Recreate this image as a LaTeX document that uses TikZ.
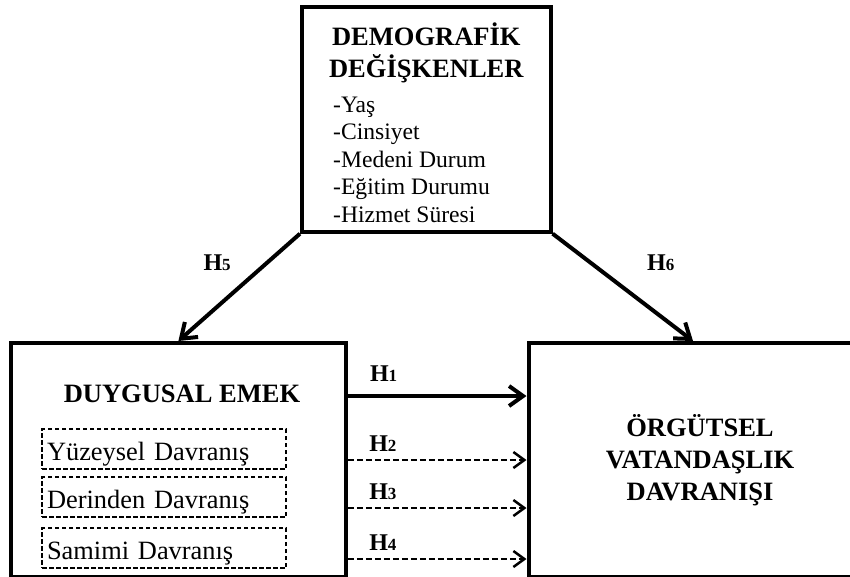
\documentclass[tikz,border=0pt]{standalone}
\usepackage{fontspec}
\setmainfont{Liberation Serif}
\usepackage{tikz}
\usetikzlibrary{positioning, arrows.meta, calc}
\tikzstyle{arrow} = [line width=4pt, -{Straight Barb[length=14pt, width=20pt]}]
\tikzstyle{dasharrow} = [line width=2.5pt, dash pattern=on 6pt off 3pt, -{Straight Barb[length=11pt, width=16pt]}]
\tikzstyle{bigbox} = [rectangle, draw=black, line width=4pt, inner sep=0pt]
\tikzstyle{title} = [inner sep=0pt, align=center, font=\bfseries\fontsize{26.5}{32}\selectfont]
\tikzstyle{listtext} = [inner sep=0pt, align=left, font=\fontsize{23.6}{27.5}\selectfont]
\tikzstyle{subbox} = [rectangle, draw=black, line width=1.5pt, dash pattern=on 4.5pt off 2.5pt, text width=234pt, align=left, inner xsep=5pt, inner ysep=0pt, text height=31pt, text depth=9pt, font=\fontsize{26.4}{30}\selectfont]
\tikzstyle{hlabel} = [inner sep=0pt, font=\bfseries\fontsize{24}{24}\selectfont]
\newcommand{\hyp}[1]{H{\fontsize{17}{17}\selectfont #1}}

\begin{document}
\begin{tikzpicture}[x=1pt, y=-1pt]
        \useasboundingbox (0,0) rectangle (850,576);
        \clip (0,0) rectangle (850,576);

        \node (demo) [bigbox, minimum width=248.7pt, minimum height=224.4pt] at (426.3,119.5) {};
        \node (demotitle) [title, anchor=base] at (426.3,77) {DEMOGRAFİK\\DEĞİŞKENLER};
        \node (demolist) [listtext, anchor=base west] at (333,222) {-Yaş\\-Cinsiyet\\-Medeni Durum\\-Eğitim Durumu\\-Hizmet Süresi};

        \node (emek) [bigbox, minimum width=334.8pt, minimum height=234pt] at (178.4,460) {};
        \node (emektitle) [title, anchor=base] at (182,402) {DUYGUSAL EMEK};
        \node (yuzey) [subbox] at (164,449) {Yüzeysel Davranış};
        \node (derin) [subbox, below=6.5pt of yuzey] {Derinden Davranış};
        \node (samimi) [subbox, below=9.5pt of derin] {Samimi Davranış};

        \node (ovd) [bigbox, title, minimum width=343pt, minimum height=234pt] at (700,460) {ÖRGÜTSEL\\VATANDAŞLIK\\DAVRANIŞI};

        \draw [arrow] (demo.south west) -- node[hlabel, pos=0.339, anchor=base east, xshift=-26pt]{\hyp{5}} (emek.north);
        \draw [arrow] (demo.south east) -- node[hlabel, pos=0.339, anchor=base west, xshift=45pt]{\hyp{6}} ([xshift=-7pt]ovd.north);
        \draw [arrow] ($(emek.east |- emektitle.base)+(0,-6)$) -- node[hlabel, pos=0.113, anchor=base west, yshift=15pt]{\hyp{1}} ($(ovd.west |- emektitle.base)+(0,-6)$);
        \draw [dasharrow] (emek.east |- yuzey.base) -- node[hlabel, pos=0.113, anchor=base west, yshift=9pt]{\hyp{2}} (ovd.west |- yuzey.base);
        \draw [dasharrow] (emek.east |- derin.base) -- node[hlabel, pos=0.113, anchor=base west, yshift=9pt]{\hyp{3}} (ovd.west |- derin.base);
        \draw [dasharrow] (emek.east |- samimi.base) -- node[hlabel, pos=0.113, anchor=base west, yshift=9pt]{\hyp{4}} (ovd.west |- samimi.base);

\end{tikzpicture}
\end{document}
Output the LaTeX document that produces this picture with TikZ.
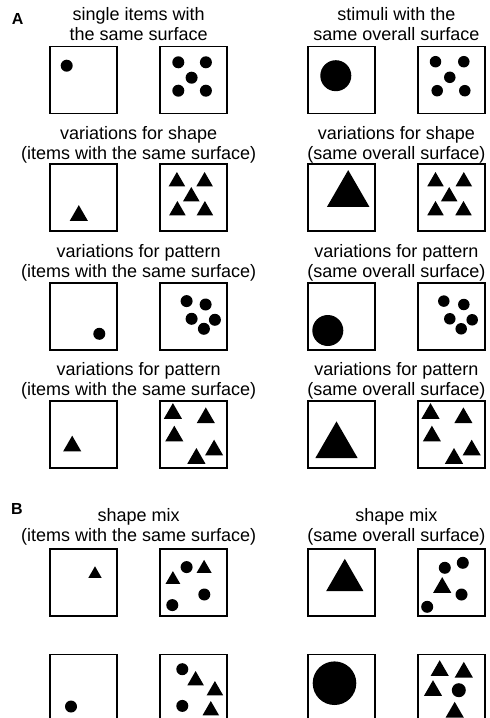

Directions
From the top of the listing above, repeat each line exactly until you reach the line containing "[bigbox, title, minimum", and repeat that one too. Leave the pictures out.

Task answer
Recreate this image as a LaTeX document that uses TikZ.
\documentclass[tikz,border=0pt]{standalone}
\usepackage{fontspec}
\setmainfont{Liberation Serif}
\usepackage{tikz}
\usetikzlibrary{positioning, arrows.meta, calc}
\tikzstyle{arrow} = [line width=4pt, -{Straight Barb[length=14pt, width=20pt]}]
\tikzstyle{dasharrow} = [line width=2.5pt, dash pattern=on 6pt off 3pt, -{Straight Barb[length=11pt, width=16pt]}]
\tikzstyle{bigbox} = [rectangle, draw=black, line width=4pt, inner sep=0pt]
\tikzstyle{title} = [inner sep=0pt, align=center, font=\bfseries\fontsize{26.5}{32}\selectfont]
\tikzstyle{listtext} = [inner sep=0pt, align=left, font=\fontsize{23.6}{27.5}\selectfont]
\tikzstyle{subbox} = [rectangle, draw=black, line width=1.5pt, dash pattern=on 4.5pt off 2.5pt, text width=234pt, align=left, inner xsep=5pt, inner ysep=0pt, text height=31pt, text depth=9pt, font=\fontsize{26.4}{30}\selectfont]
\tikzstyle{hlabel} = [inner sep=0pt, font=\bfseries\fontsize{24}{24}\selectfont]
\newcommand{\hyp}[1]{H{\fontsize{17}{17}\selectfont #1}}

\begin{document}
\begin{tikzpicture}[x=1pt, y=-1pt]
        \useasboundingbox (0,0) rectangle (850,576);
        \clip (0,0) rectangle (850,576);

        \node (demo) [bigbox, minimum width=248.7pt, minimum height=224.4pt] at (426.3,119.5) {};
        \node (demotitle) [title, anchor=base] at (426.3,77) {DEMOGRAFİK\\DEĞİŞKENLER};
        \node (demolist) [listtext, anchor=base west] at (333,222) {-Yaş\\-Cinsiyet\\-Medeni Durum\\-Eğitim Durumu\\-Hizmet Süresi};

        \node (emek) [bigbox, minimum width=334.8pt, minimum height=234pt] at (178.4,460) {};
        \node (emektitle) [title, anchor=base] at (182,402) {DUYGUSAL EMEK};
        \node (yuzey) [subbox] at (164,449) {Yüzeysel Davranış};
        \node (derin) [subbox, below=6.5pt of yuzey] {Derinden Davranış};
        \node (samimi) [subbox, below=9.5pt of derin] {Samimi Davranış};

        \node (ovd) [bigbox, title, minimum width=343pt, minimum height=234pt] at (700,460) {ÖRGÜTSEL\\VATANDAŞLIK\\DAVRANIŞI};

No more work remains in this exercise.